How soon to communicate about incidents
There’s no single standard for communication time with users, ask different operations engineers, and you’ll get very different answers. To determine the correct time to contact users, consider asking the following general questions:- Do you want to notify users when you’re only investigating a problem, not even sure if it’s a technical failure on your service or a false report?
- Are you comfortable with users hearing about a failure that may not have an effect on them? For example, would you inform users of an outage even if it was limited to one geographic region, or would you want to limit who saw that communication to those in the affected region?
- In the last 5 incidents that generated feedback from users, how often was your team’s communication a major problem?
Automate communication when possible
During total outages, where some or all users are totally unable to use your service, no amount of delay in notifying affected users will feel acceptable to those users. Users expect that the second your service goes down, the login box on your page will be replaced with a ‘technical difficulties, please stand by’ message. While users always have high expectations, this one does feel reasonable: after all shouldn’t it be trivial to detect that a service is completely down, then list that on a status page automatically? On the other hand, we don’t want to tell users not to log in when the service is working fine. So while it’s best to automate status messages, we require a robust tool to detect these outages. You should, wherever possible, have an automated system that shows the availability of your service. Such an automated communication tool should do the following:- Regularly make requests of your key services
- Implement retry logic, checking again if any request fails
- Make requests from a broad geographic area, not relying on a single network route or availability zone
- Output the results of these checks to a publicly available status page
Trust your on-call team
As mentioned elsewhere in our guide to incident response playbooks, having a plan for dealing with outages and other issues is a huge source of psychological safety for an on-call team. However, while a plan is a good thing to have, you must always trust that your team will need to make their own decisions. I’ll draw an example from my own experience:One evening a sales person got in touch with the on-call team saying that the site was completely down. The sales person was at the client’s offices and had the site fail during a training as they were showing the interface to 100 engineers. Our tech support team member tried loading the same, frequently used, page and also got a 404 status. We spent a few minutes troubleshooting, switching to different accounts and making sure we weren’t dealing with an invalid browser cache. “Should we update the main page?” asked the tech support person. Clearly, if the site was completely unusable, we should make an update, but I asked her to wait. At the time I barely knew why I made that decision, but in retrospect I recall that I’d been waiting for the last few minutes for the page to load on a very slow mobile connection in our building’s basement. Sure enough, the page loaded fine. The office network was having a hardware problem. And the sales person on location? They’d been using a VPN to our network without realizing!In the case above, our team was tempted to notify tens of thousands of users of an outage that not one of them would have experienced. There is no hard and fast algorithmic path to deciding if all users need to be notified or a status page updated, there are always small and hard to define indications of an outage’s severity.
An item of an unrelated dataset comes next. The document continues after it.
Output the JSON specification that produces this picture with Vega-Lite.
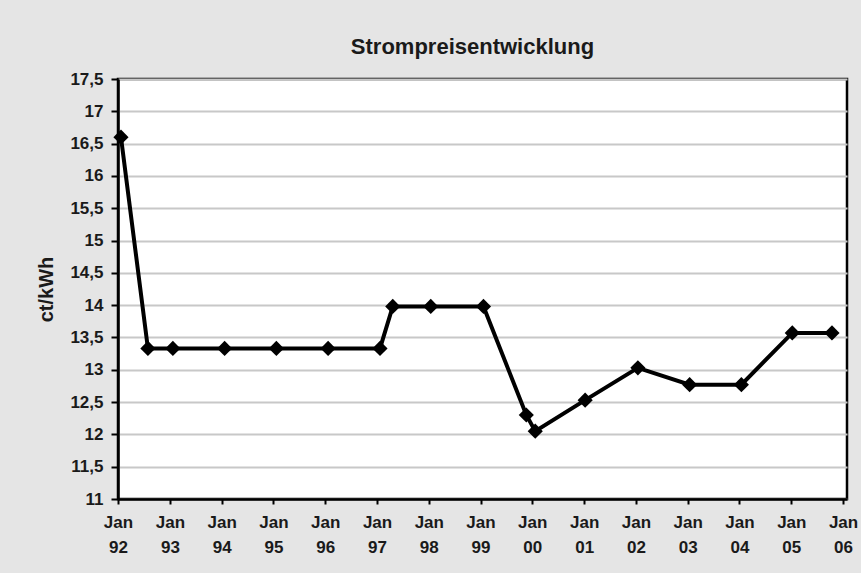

Delegate communications on the on-call team
Any documentation of an incident response process will divide the response into separate stages of detection, classification, communication, et cetera.

- The support or sales engineer tasked with communication is likely to understand what exactly this outage means for most users, as users average behavior is more clear to someone who works with users directly.
- Customer-facing engineers are often the best people to identify expected behavior for the product, proving enormously helpful during the diagnosis stage.